Records with drawing code
⁂

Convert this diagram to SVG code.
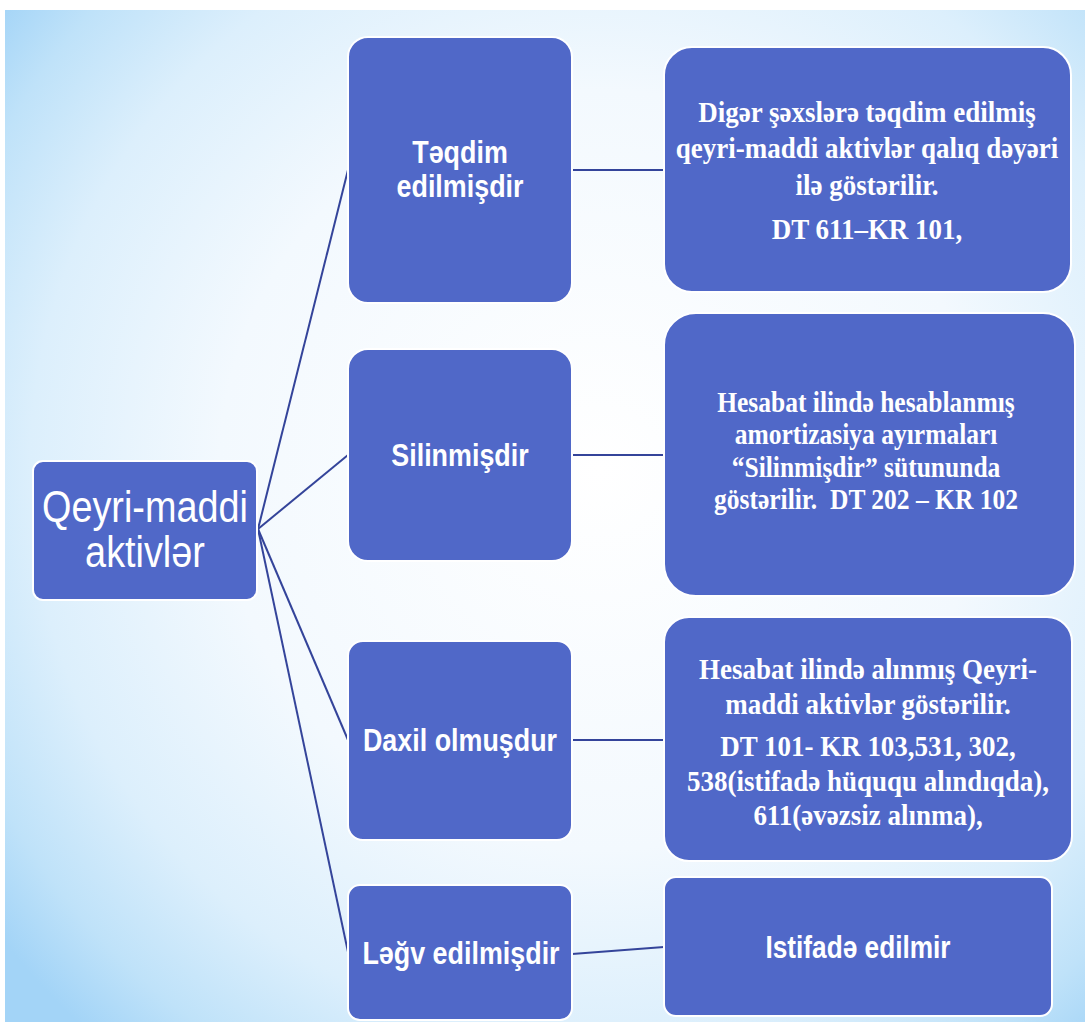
<svg xmlns="http://www.w3.org/2000/svg" width="1085" height="1022" viewBox="0 0 1085 1022">
  <defs>
    <radialGradient id="bg" gradientUnits="userSpaceOnUse" cx="600" cy="470" r="760">
      <stop offset="0" stop-color="#FFFFFF"/>
      <stop offset="0.5" stop-color="#F3F9FE"/>
      <stop offset="0.75" stop-color="#DCEFFC"/>
      <stop offset="0.9" stop-color="#BFE2F9"/>
      <stop offset="1" stop-color="#A3D4F7"/>
    </radialGradient>
    <style>
      .box { fill: #5068C8; stroke: #FFFFFF; stroke-width: 2; }
      .sans { font-family: "Liberation Sans", Arial, sans-serif; fill: #FFFFFF; text-anchor: middle; }
      .serif { font-family: "Liberation Serif", "Times New Roman", serif; font-weight: bold; fill: #FFFFFF; text-anchor: middle; }
      .b { font-weight: bold; }
      .conn { stroke: #34449A; stroke-width: 2; fill: none; }
    </style>
  </defs>

  <rect x="0" y="0" width="1085" height="1022" fill="#FFFFFF"/>
  <rect x="5" y="10" width="1080" height="1012" fill="url(#bg)"/>

  <g id="connectors">
    <line class="conn" x1="258" y1="529" x2="348" y2="170"/>
    <line class="conn" x1="258" y1="529" x2="348" y2="455"/>
    <line class="conn" x1="258" y1="529" x2="348" y2="740"/>
    <line class="conn" x1="258" y1="529" x2="348" y2="952"/>
    <line class="conn" x1="572" y1="170" x2="664" y2="170"/>
    <line class="conn" x1="572" y1="455" x2="664" y2="455"/>
    <line class="conn" x1="572" y1="740" x2="664" y2="740"/>
    <line class="conn" x1="572" y1="954" x2="664" y2="947"/>
  </g>

  <g id="root">
    <rect class="box" x="33" y="461" width="224" height="139" rx="10"/>
    <g transform="translate(145 0) scale(0.86 1)">
      <text class="sans" x="0" y="522" font-size="44">Qeyri-maddi</text>
      <text class="sans" x="0" y="567" font-size="44">aktivlər</text>
    </g>
  </g>

  <g id="teqdim">
    <rect class="box" x="348" y="37" width="224" height="266" rx="20"/>
    <g transform="translate(460 0) scale(0.84 1)">
      <text class="sans b" x="0" y="163" font-size="32">Təqdim</text>
      <text class="sans b" x="0" y="197" font-size="32">edilmişdir</text>
    </g>
  </g>

  <g id="silinmis">
    <rect class="box" x="348" y="349" width="224" height="212" rx="20"/>
    <g transform="translate(460 0) scale(0.84 1)">
      <text class="sans b" x="0" y="466" font-size="32">Silinmişdir</text>
    </g>
  </g>

  <g id="daxil">
    <rect class="box" x="348" y="641" width="224" height="199" rx="15"/>
    <g transform="translate(460 0) scale(0.84 1)">
      <text class="sans b" x="0" y="751" font-size="32">Daxil olmuşdur</text>
    </g>
  </g>

  <g id="legv">
    <rect class="box" x="348" y="885" width="224" height="135" rx="12"/>
    <g transform="translate(461 0) scale(0.84 1)">
      <text class="sans b" x="0" y="964" font-size="32">Ləğv edilmişdir</text>
    </g>
  </g>

  <g id="desc-teqdim">
    <rect class="box" x="664" y="47" width="407" height="245" rx="28"/>
    <g transform="translate(867 0) scale(0.9 1)">
      <text class="serif" x="0" y="122" font-size="30">Digər şəxslərə təqdim edilmiş</text>
      <text class="serif" x="0" y="158" font-size="30">qeyri-maddi aktivlər qalıq dəyəri</text>
      <text class="serif" x="0" y="195" font-size="30">ilə göstərilir.</text>
      <text class="serif" x="0" y="239" font-size="30">DT 611–KR 101,</text>
    </g>
  </g>

  <g id="desc-silinmis">
    <rect class="box" x="664" y="313" width="411" height="283" rx="32"/>
    <g transform="translate(866 0) scale(0.88 1)">
      <text class="serif" x="0" y="412" font-size="29">Hesabat ilində hesablanmış</text>
      <text class="serif" x="0" y="444" font-size="29">amortizasiya ayırmaları</text>
      <text class="serif" x="0" y="477" font-size="29">“Silinmişdir” sütununda</text>
      <text class="serif" x="0" y="509" font-size="29" xml:space="preserve">göstərilir.  DT 202 – KR 102</text>
    </g>
  </g>

  <g id="desc-daxil">
    <rect class="box" x="664" y="617" width="408" height="244" rx="25"/>
    <g transform="translate(868 0) scale(0.9 1)">
      <text class="serif" x="0" y="679" font-size="30">Hesabat ilində alınmış Qeyri-</text>
      <text class="serif" x="0" y="714" font-size="30">maddi aktivlər göstərilir.</text>
      <text class="serif" x="0" y="756" font-size="30">DT 101- KR 103,531, 302,</text>
      <text class="serif" x="0" y="791" font-size="30">538(istifadə hüququ alındıqda),</text>
      <text class="serif" x="0" y="825" font-size="30">611(əvəzsiz alınma),</text>
    </g>
  </g>

  <g id="desc-legv">
    <rect class="box" x="664" y="877" width="388" height="139" rx="12"/>
    <g transform="translate(858 0) scale(0.82 1)">
      <text class="sans b" x="0" y="958" font-size="32">Istifadə edilmir</text>
    </g>
  </g>
</svg>
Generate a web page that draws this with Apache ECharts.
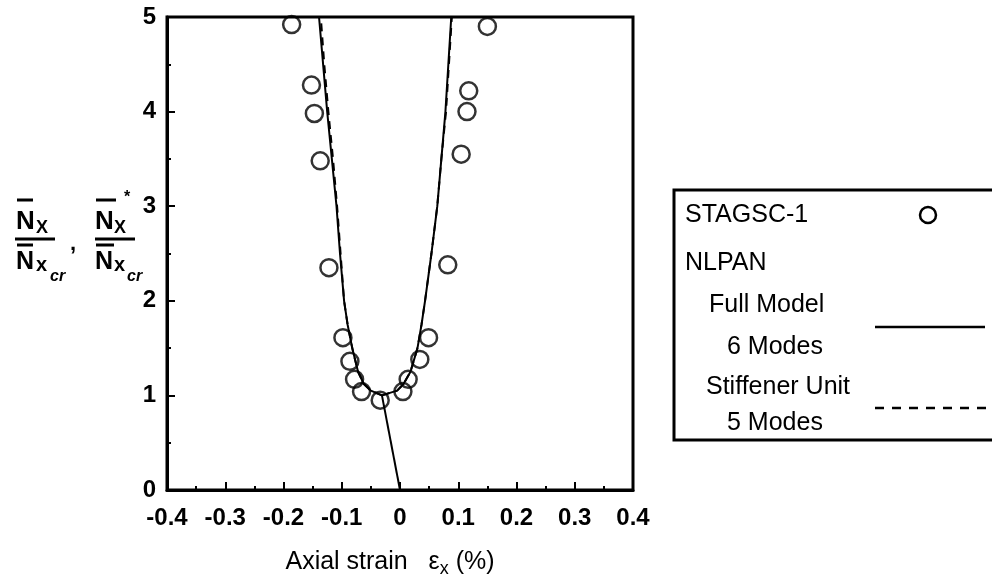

⁂

Work to do:
Extract the full listing exactly, with the pictures left out.

Exercise answer:
Convert this diagram to SVG code.
<svg xmlns="http://www.w3.org/2000/svg" width="1085" height="1022" viewBox="0 0 1085 1022">
  <defs>
    <radialGradient id="bg" gradientUnits="userSpaceOnUse" cx="600" cy="470" r="760">
      <stop offset="0" stop-color="#FFFFFF"/>
      <stop offset="0.5" stop-color="#F3F9FE"/>
      <stop offset="0.75" stop-color="#DCEFFC"/>
      <stop offset="0.9" stop-color="#BFE2F9"/>
      <stop offset="1" stop-color="#A3D4F7"/>
    </radialGradient>
    <style>
      .box { fill: #5068C8; stroke: #FFFFFF; stroke-width: 2; }
      .sans { font-family: "Liberation Sans", Arial, sans-serif; fill: #FFFFFF; text-anchor: middle; }
      .serif { font-family: "Liberation Serif", "Times New Roman", serif; font-weight: bold; fill: #FFFFFF; text-anchor: middle; }
      .b { font-weight: bold; }
      .conn { stroke: #34449A; stroke-width: 2; fill: none; }
    </style>
  </defs>

  <rect x="0" y="0" width="1085" height="1022" fill="#FFFFFF"/>
  <rect x="5" y="10" width="1080" height="1012" fill="url(#bg)"/>

  <g id="connectors">
    <line class="conn" x1="258" y1="529" x2="348" y2="170"/>
    <line class="conn" x1="258" y1="529" x2="348" y2="455"/>
    <line class="conn" x1="258" y1="529" x2="348" y2="740"/>
    <line class="conn" x1="258" y1="529" x2="348" y2="952"/>
    <line class="conn" x1="572" y1="170" x2="664" y2="170"/>
    <line class="conn" x1="572" y1="455" x2="664" y2="455"/>
    <line class="conn" x1="572" y1="740" x2="664" y2="740"/>
    <line class="conn" x1="572" y1="954" x2="664" y2="947"/>
  </g>

  <g id="root">
    <rect class="box" x="33" y="461" width="224" height="139" rx="10"/>
    <g transform="translate(145 0) scale(0.86 1)">
      <text class="sans" x="0" y="522" font-size="44">Qeyri-maddi</text>
      <text class="sans" x="0" y="567" font-size="44">aktivlər</text>
    </g>
  </g>

  <g id="teqdim">
    <rect class="box" x="348" y="37" width="224" height="266" rx="20"/>
    <g transform="translate(460 0) scale(0.84 1)">
      <text class="sans b" x="0" y="163" font-size="32">Təqdim</text>
      <text class="sans b" x="0" y="197" font-size="32">edilmişdir</text>
    </g>
  </g>

  <g id="silinmis">
    <rect class="box" x="348" y="349" width="224" height="212" rx="20"/>
    <g transform="translate(460 0) scale(0.84 1)">
      <text class="sans b" x="0" y="466" font-size="32">Silinmişdir</text>
    </g>
  </g>

  <g id="daxil">
    <rect class="box" x="348" y="641" width="224" height="199" rx="15"/>
    <g transform="translate(460 0) scale(0.84 1)">
      <text class="sans b" x="0" y="751" font-size="32">Daxil olmuşdur</text>
    </g>
  </g>

  <g id="legv">
    <rect class="box" x="348" y="885" width="224" height="135" rx="12"/>
    <g transform="translate(461 0) scale(0.84 1)">
      <text class="sans b" x="0" y="964" font-size="32">Ləğv edilmişdir</text>
    </g>
  </g>

  <g id="desc-teqdim">
    <rect class="box" x="664" y="47" width="407" height="245" rx="28"/>
    <g transform="translate(867 0) scale(0.9 1)">
      <text class="serif" x="0" y="122" font-size="30">Digər şəxslərə təqdim edilmiş</text>
      <text class="serif" x="0" y="158" font-size="30">qeyri-maddi aktivlər qalıq dəyəri</text>
      <text class="serif" x="0" y="195" font-size="30">ilə göstərilir.</text>
      <text class="serif" x="0" y="239" font-size="30">DT 611–KR 101,</text>
    </g>
  </g>

  <g id="desc-silinmis">
    <rect class="box" x="664" y="313" width="411" height="283" rx="32"/>
    <g transform="translate(866 0) scale(0.88 1)">
      <text class="serif" x="0" y="412" font-size="29">Hesabat ilində hesablanmış</text>
      <text class="serif" x="0" y="444" font-size="29">amortizasiya ayırmaları</text>
      <text class="serif" x="0" y="477" font-size="29">“Silinmişdir” sütununda</text>
      <text class="serif" x="0" y="509" font-size="29" xml:space="preserve">göstərilir.  DT 202 – KR 102</text>
    </g>
  </g>

  <g id="desc-daxil">
    <rect class="box" x="664" y="617" width="408" height="244" rx="25"/>
    <g transform="translate(868 0) scale(0.9 1)">
      <text class="serif" x="0" y="679" font-size="30">Hesabat ilində alınmış Qeyri-</text>
      <text class="serif" x="0" y="714" font-size="30">maddi aktivlər göstərilir.</text>
      <text class="serif" x="0" y="756" font-size="30">DT 101- KR 103,531, 302,</text>
      <text class="serif" x="0" y="791" font-size="30">538(istifadə hüququ alındıqda),</text>
      <text class="serif" x="0" y="825" font-size="30">611(əvəzsiz alınma),</text>
    </g>
  </g>

  <g id="desc-legv">
    <rect class="box" x="664" y="877" width="388" height="139" rx="12"/>
    <g transform="translate(858 0) scale(0.82 1)">
      <text class="sans b" x="0" y="958" font-size="32">Istifadə edilmir</text>
    </g>
  </g>
</svg>
Generate a web page that draws this with Apache ECharts.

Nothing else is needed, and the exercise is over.